WHAT THE TASK ASKS
Print the data exactly as it is given, please.

LISTED ENTRIES
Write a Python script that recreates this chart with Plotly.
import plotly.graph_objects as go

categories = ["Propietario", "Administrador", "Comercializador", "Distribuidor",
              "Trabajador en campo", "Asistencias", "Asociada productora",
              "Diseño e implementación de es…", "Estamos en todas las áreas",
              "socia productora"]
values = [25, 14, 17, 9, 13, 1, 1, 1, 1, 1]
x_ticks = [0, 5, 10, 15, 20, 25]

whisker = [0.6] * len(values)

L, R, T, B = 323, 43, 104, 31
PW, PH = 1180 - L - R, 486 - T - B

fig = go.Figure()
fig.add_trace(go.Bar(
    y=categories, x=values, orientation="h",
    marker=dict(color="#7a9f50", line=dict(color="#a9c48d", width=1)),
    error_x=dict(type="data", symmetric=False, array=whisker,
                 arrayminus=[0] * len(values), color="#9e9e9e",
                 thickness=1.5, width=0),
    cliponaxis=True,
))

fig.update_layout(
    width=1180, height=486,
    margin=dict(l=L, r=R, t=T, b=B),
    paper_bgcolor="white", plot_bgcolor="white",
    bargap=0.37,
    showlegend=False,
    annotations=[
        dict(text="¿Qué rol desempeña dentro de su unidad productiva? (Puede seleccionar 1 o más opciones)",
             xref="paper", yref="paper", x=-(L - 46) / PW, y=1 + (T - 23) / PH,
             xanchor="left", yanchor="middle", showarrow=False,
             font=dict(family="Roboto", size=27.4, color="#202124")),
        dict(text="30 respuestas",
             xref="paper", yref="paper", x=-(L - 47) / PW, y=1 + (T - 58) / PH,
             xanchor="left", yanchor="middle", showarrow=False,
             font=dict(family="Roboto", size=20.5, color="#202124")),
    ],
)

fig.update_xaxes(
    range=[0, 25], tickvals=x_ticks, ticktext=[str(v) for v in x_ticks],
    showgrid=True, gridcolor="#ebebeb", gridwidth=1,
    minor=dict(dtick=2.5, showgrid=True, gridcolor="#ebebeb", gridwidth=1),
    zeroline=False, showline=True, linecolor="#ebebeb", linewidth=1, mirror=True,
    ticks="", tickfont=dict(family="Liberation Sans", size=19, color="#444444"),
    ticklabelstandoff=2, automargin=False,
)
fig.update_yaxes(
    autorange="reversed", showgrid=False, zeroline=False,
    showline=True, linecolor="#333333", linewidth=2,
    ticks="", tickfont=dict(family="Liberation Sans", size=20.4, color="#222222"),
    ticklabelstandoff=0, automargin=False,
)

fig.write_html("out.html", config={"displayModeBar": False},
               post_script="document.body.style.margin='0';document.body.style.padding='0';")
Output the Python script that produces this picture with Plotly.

ANSWER TO THIS PROBLEM
Write a Python script that recreates this chart with Plotly.
import plotly.graph_objects as go

categories = ["Propietario", "Administrador", "Comercializador", "Distribuidor",
              "Trabajador en campo", "Asistencias", "Asociada productora",
              "Diseño e implementación de es…", "Estamos en todas las áreas",
              "socia productora"]
values = [25, 14, 17, 9, 13, 1, 1, 1, 1, 1]
x_ticks = [0, 5, 10, 15, 20, 25]

whisker = [0.6] * len(values)

L, R, T, B = 323, 43, 104, 31
PW, PH = 1180 - L - R, 486 - T - B

fig = go.Figure()
fig.add_trace(go.Bar(
    y=categories, x=values, orientation="h",
    marker=dict(color="#7a9f50", line=dict(color="#a9c48d", width=1)),
    error_x=dict(type="data", symmetric=False, array=whisker,
                 arrayminus=[0] * len(values), color="#9e9e9e",
                 thickness=1.5, width=0),
    cliponaxis=True,
))

fig.update_layout(
    width=1180, height=486,
    margin=dict(l=L, r=R, t=T, b=B),
    paper_bgcolor="white", plot_bgcolor="white",
    bargap=0.37,
    showlegend=False,
    annotations=[
        dict(text="¿Qué rol desempeña dentro de su unidad productiva? (Puede seleccionar 1 o más opciones)",
             xref="paper", yref="paper", x=-(L - 46) / PW, y=1 + (T - 23) / PH,
             xanchor="left", yanchor="middle", showarrow=False,
             font=dict(family="Roboto", size=27.4, color="#202124")),
        dict(text="30 respuestas",
             xref="paper", yref="paper", x=-(L - 47) / PW, y=1 + (T - 58) / PH,
             xanchor="left", yanchor="middle", showarrow=False,
             font=dict(family="Roboto", size=20.5, color="#202124")),
    ],
)

fig.update_xaxes(
    range=[0, 25], tickvals=x_ticks, ticktext=[str(v) for v in x_ticks],
    showgrid=True, gridcolor="#ebebeb", gridwidth=1,
    minor=dict(dtick=2.5, showgrid=True, gridcolor="#ebebeb", gridwidth=1),
    zeroline=False, showline=True, linecolor="#ebebeb", linewidth=1, mirror=True,
    ticks="", tickfont=dict(family="Liberation Sans", size=19, color="#444444"),
    ticklabelstandoff=2, automargin=False,
)
fig.update_yaxes(
    autorange="reversed", showgrid=False, zeroline=False,
    showline=True, linecolor="#333333", linewidth=2,
    ticks="", tickfont=dict(family="Liberation Sans", size=20.4, color="#222222"),
    ticklabelstandoff=0, automargin=False,
)

fig.write_html("out.html", config={"displayModeBar": False},
               post_script="document.body.style.margin='0';document.body.style.padding='0';")
Output the Python script that produces this picture with Plotly.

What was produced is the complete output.